Ich könnte noch lange so fortfahren. Wie jede andere Mutter auch. Einige wenige Kinder kennen solche Ängste nicht oder nur sehr selten. Andere wiederum kämpfen jede Nacht gegen eine andere an. Wichtig ist es, die Kommunikationsleitung offen zu halten. Hören Sie immer zu, wenn Ihr Kind von seinen Ängsten spricht, auch wenn sie Ihnen noch so dumm erscheinen. Sind es traurige, allgemein gültige Ängste (wie obdachlos, ungeliebt, verwaist oder im Krieg verschollen zu sein), so hilft es seltsamerweise häufig, dem Kind zu sagen, daß wir alle gelegentlich diese Ängste haben, auch wir Erwachsene, und daß man sich daran gewöhnt, sie zu vertreiben. Das schafft eine Atmosphäre der Verbundenheit und ein sehr gesundes Empfinden dafür, daß nicht das Unglück selbst der wahre Feind ist, sondern das Gefühl des drohenden Unglücks. Sind es ganz unvorstellbare Ängste, dann lachen Sie nicht. Bemühen Sie auch nicht gleich Freud, indem Sie alles auf die Geburt des Geschwisterchens schieben.

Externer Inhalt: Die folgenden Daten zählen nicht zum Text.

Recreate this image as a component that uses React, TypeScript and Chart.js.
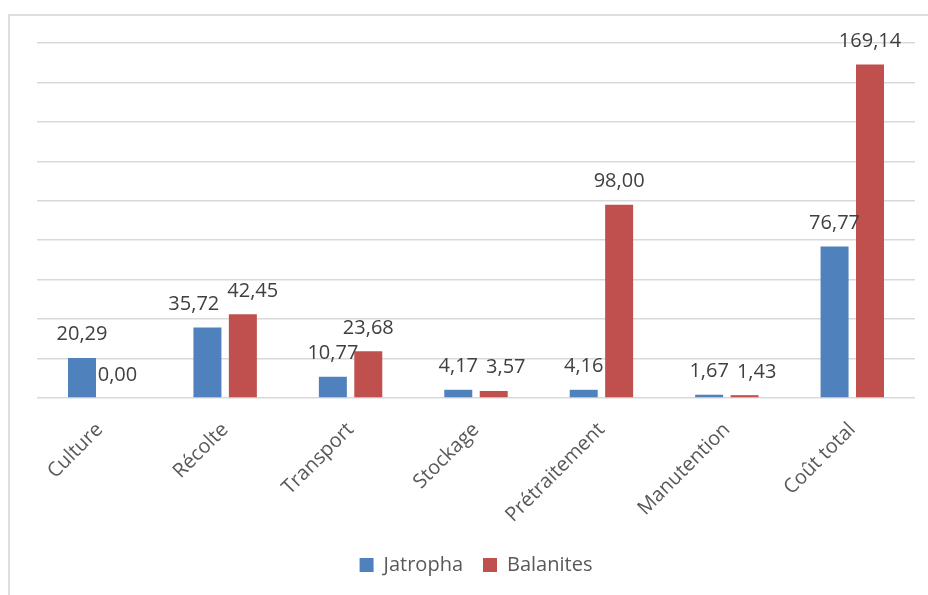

Auch ist nicht immer der Umzug in ein anderes Haus schuld, oder was es sonst noch alles für olle Kamellen gibt. All das mag zwar auch eine Rolle spielen, aber die Ängste selbst sind wichtiger. Gibt es vielleicht einen ganz profanen, aber konkreten Grund? Ein kleiner junge war einmal tagelang deprimiert, weil sein Vater eine sechswöchige Dienstreise anzutreten hatte. Wie sich herausstellte, hatte der arme kleine Knirps sechs Jahre verstanden. Meine Tochter hatte plötzlich Angst, in ihrem Zimmer zu schlafen. Nachdem weder schmeicheln noch schimpfen half, war sie wie ein Schloßgeist mit weißem Teddy und Federbett von einem Zimmer zum anderen gezogen.

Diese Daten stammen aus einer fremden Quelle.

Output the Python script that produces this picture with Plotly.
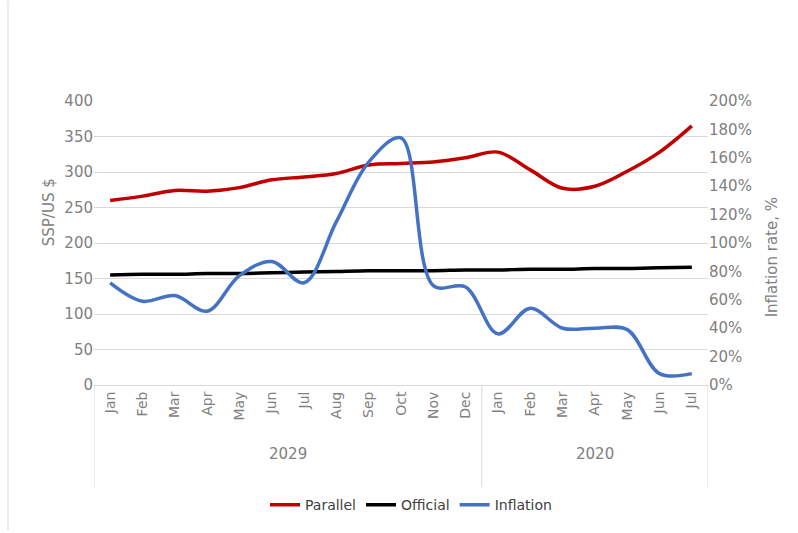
import plotly.graph_objects as go

years = ["2029", "2020"]
year_months = [12, 7]
months = ["Jan", "Feb", "Mar", "Apr", "May", "Jun", "Jul", "Aug", "Sep", "Oct", "Nov", "Dec",
          "Jan", "Feb", "Mar", "Apr", "May", "Jun", "Jul"]
parallel = [260, 266, 274, 273, 278, 289, 293, 298, 310, 312, 314, 320,
            328, 303, 277, 280, 301, 328, 365]
official = [155, 156, 156, 157, 157, 158, 159, 160, 161, 161, 161, 162,
            162, 163, 163, 164, 164, 165, 166]
inflation = [0.72, 0.59, 0.63, 0.52, 0.77, 0.87, 0.72, 1.15, 1.57, 1.74, 0.70, 0.69,
             0.36, 0.54, 0.40, 0.40, 0.39, 0.08, 0.08]

FONT = "DejaVu Sans"
GRAY = "#808080"
LINE = "#d9d9d9"
L, R, T, B = 94, 90, 101, 146
PW, PH = 798 - L - R, 533 - T - B

def px_x(px):
    return (px - L) / PW

def px_y(py):
    return (533 - B - py) / PH

x = list(range(len(months)))

fig = go.Figure()
fig.add_trace(go.Scatter(x=x, y=parallel, name="Parallel", mode="lines",
                         line=dict(color="#C00000", width=3.5, shape="spline")))
fig.add_trace(go.Scatter(x=x, y=official, name="Official", mode="lines",
                         line=dict(color="#000000", width=3.5, shape="spline")))
fig.add_trace(go.Scatter(x=x, y=inflation, name="Inflation", mode="lines",
                         yaxis="y2",
                         line=dict(color="#4472C4", width=3.5, shape="spline")))

# group dividers and year labels
shapes = [dict(type="line", xref="paper", yref="paper", x0=px_x(8), x1=px_x(8),
               y0=px_y(0), y1=px_y(533), line=dict(color=LINE, width=1))]
annotations = []
start = 0
bounds = [-0.5]
for yr, n in zip(years, year_months):
    annotations.append(dict(text=yr, x=start + (n - 1) / 2, xref="x", y=px_y(468), yref="paper",
                            showarrow=False, font=dict(size=15, color=GRAY)))
    start += n
    bounds.append(start - 0.5)
for b in bounds:
    shapes.append(dict(type="line", xref="x", yref="paper", x0=b, x1=b,
                       y0=0, y1=px_y(490), line=dict(color=LINE, width=1)))

annotations += [
    dict(text="SSP/US $", textangle=-90, x=px_x(38), y=px_y(213), xref="paper", yref="paper",
         showarrow=False, font=dict(size=15, color=GRAY)),
    dict(text="Inflation rate, %", textangle=-90, x=px_x(783), y=px_y(196), xref="paper",
         yref="paper", showarrow=False, font=dict(size=15, color=GRAY)),
]

fig.update_layout(
    width=798, height=533,
    margin=dict(l=L, r=R, t=T, b=B),
    paper_bgcolor="white", plot_bgcolor="white",
    font=dict(family=FONT, size=15, color=GRAY),
    showlegend=True,
    legend=dict(orientation="h", x=px_x(411), xanchor="center", y=px_y(508), yanchor="middle",
                font=dict(family=FONT, size=14, color="#404040"), itemwidth=30),
    xaxis=dict(range=[-0.5, len(months) - 0.5], tickmode="array", tickvals=x, ticktext=months,
               tickangle=-90, showgrid=False, zeroline=False,
               showline=True, linecolor=LINE, linewidth=1,
               ticks="", tickfont=dict(size=14, color=GRAY)),
    yaxis=dict(range=[0, 400], dtick=50, showgrid=True, gridcolor=LINE, gridwidth=1,
               zeroline=False, showline=False, ticks="", tickfont=dict(size=15, color=GRAY)),
    yaxis2=dict(range=[0, 2], dtick=0.2, tickformat=".0%", overlaying="y", side="right",
                showgrid=False, zeroline=False, ticks="", tickfont=dict(size=15, color=GRAY)),
    annotations=annotations,
    shapes=shapes,
)

fig.write_html("out.html")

Eines Nachts ging ich selbst in ihr Zimmer. Unten saß mein Mann vor dem Fernseher, in dem eine Vorschau auf einen knallharten Thriller lief. »Ich werde dich töten, das schwöre ich dir!« zischte eine haßerfüllte Stimme von unten herauf. Wie schrecklich mußte mein armes, kleines Kind Nacht für Nacht an der sensationslüsternen Fernsehkultur gelitten haben. Kein Wunder, daß die Angst bei meinem Kind lange vorhielt.